WHAT TO PRODUCE - Reproduce every line of the listing as written, apart from the pictures.

SOURCE DATA -
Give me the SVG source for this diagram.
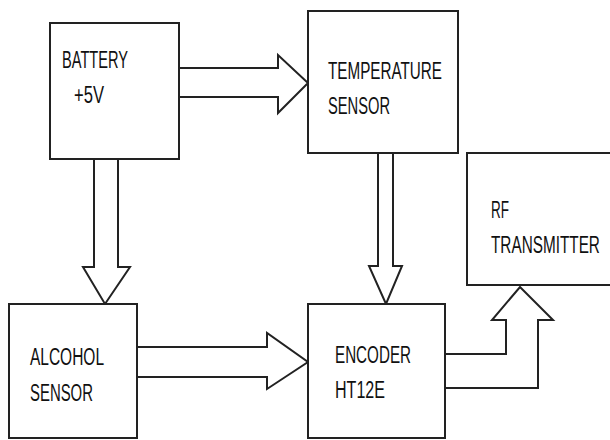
<svg xmlns="http://www.w3.org/2000/svg" width="610" height="440" viewBox="0 0 610 440">
<style>
.box{fill:#fff;stroke:#222;stroke-width:2}
.arr{fill:none;stroke:#222;stroke-width:2;stroke-linejoin:miter}
.t{font-family:"Liberation Sans",Arial,sans-serif;font-size:23.5px;fill:#111}
</style>
<rect width="610" height="440" fill="#fff"/>
<g id="connectors">
<polyline class="arr" points="179,68 278,68 278,55 308,83 278,113 278,97 179,97"/>
<polyline class="arr" points="94,159 94,267 83,267 105,304 130,267 118,267 118,159"/>
<polyline class="arr" points="378,153 378,266 369,266 386,304 402,266 393,266 393,153"/>
<polyline class="arr" points="137,347 267,347 267,333 308,362 267,389 267,377 137,377"/>
<polyline class="arr" points="445,354 506,354 506,320 492,320 520,287 553,320 538,320 538,388 445,388"/>
</g>
<g id="battery">
<rect class="box" x="50" y="23" width="129" height="136"/>
<text class="t" x="62" y="68" textLength="66" lengthAdjust="spacingAndGlyphs">BATTERY</text>
<text class="t" x="74" y="103" textLength="30" lengthAdjust="spacingAndGlyphs">+5V</text>
</g>
<g id="temperature">
<rect class="box" x="308" y="11" width="150" height="142"/>
<text class="t" x="328" y="79" textLength="114" lengthAdjust="spacingAndGlyphs">TEMPERATURE</text>
<text class="t" x="328" y="114" textLength="62" lengthAdjust="spacingAndGlyphs">SENSOR</text>
</g>
<g id="alcohol">
<rect class="box" x="9" y="304" width="128" height="134"/>
<text class="t" x="30" y="365" textLength="74" lengthAdjust="spacingAndGlyphs">ALCOHOL</text>
<text class="t" x="30" y="401" textLength="63" lengthAdjust="spacingAndGlyphs">SENSOR</text>
</g>
<g id="encoder">
<rect class="box" x="308" y="304" width="137" height="134"/>
<text class="t" x="335" y="363" textLength="76" lengthAdjust="spacingAndGlyphs">ENCODER</text>
<text class="t" x="335" y="398" textLength="50" lengthAdjust="spacingAndGlyphs">HT12E</text>
</g>
<g id="rf">
<path d="M610,153 H467 V285 H610" fill="#fff" stroke="#222" stroke-width="2"/>
<text class="t" x="491" y="218" textLength="18" lengthAdjust="spacingAndGlyphs">RF</text>
<text class="t" transform="translate(491,253) scale(0.652,1)" x="0" y="0">TRANSMITTER</text>
</g>
</svg>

RESULT OF THE TASK -
Give me the SVG source for this diagram.
<svg xmlns="http://www.w3.org/2000/svg" width="610" height="440" viewBox="0 0 610 440">
<style>
.box{fill:#fff;stroke:#222;stroke-width:2}
.arr{fill:none;stroke:#222;stroke-width:2;stroke-linejoin:miter}
.t{font-family:"Liberation Sans",Arial,sans-serif;font-size:23.5px;fill:#111}
</style>
<rect width="610" height="440" fill="#fff"/>
<g id="connectors">
<polyline class="arr" points="179,68 278,68 278,55 308,83 278,113 278,97 179,97"/>
<polyline class="arr" points="94,159 94,267 83,267 105,304 130,267 118,267 118,159"/>
<polyline class="arr" points="378,153 378,266 369,266 386,304 402,266 393,266 393,153"/>
<polyline class="arr" points="137,347 267,347 267,333 308,362 267,389 267,377 137,377"/>
<polyline class="arr" points="445,354 506,354 506,320 492,320 520,287 553,320 538,320 538,388 445,388"/>
</g>
<g id="battery">
<rect class="box" x="50" y="23" width="129" height="136"/>
<text class="t" x="62" y="68" textLength="66" lengthAdjust="spacingAndGlyphs">BATTERY</text>
<text class="t" x="74" y="103" textLength="30" lengthAdjust="spacingAndGlyphs">+5V</text>
</g>
<g id="temperature">
<rect class="box" x="308" y="11" width="150" height="142"/>
<text class="t" x="328" y="79" textLength="114" lengthAdjust="spacingAndGlyphs">TEMPERATURE</text>
<text class="t" x="328" y="114" textLength="62" lengthAdjust="spacingAndGlyphs">SENSOR</text>
</g>
<g id="alcohol">
<rect class="box" x="9" y="304" width="128" height="134"/>
<text class="t" x="30" y="365" textLength="74" lengthAdjust="spacingAndGlyphs">ALCOHOL</text>
<text class="t" x="30" y="401" textLength="63" lengthAdjust="spacingAndGlyphs">SENSOR</text>
</g>
<g id="encoder">
<rect class="box" x="308" y="304" width="137" height="134"/>
<text class="t" x="335" y="363" textLength="76" lengthAdjust="spacingAndGlyphs">ENCODER</text>
<text class="t" x="335" y="398" textLength="50" lengthAdjust="spacingAndGlyphs">HT12E</text>
</g>
<g id="rf">
<path d="M610,153 H467 V285 H610" fill="#fff" stroke="#222" stroke-width="2"/>
<text class="t" x="491" y="218" textLength="18" lengthAdjust="spacingAndGlyphs">RF</text>
<text class="t" transform="translate(491,253) scale(0.652,1)" x="0" y="0">TRANSMITTER</text>
</g>
</svg>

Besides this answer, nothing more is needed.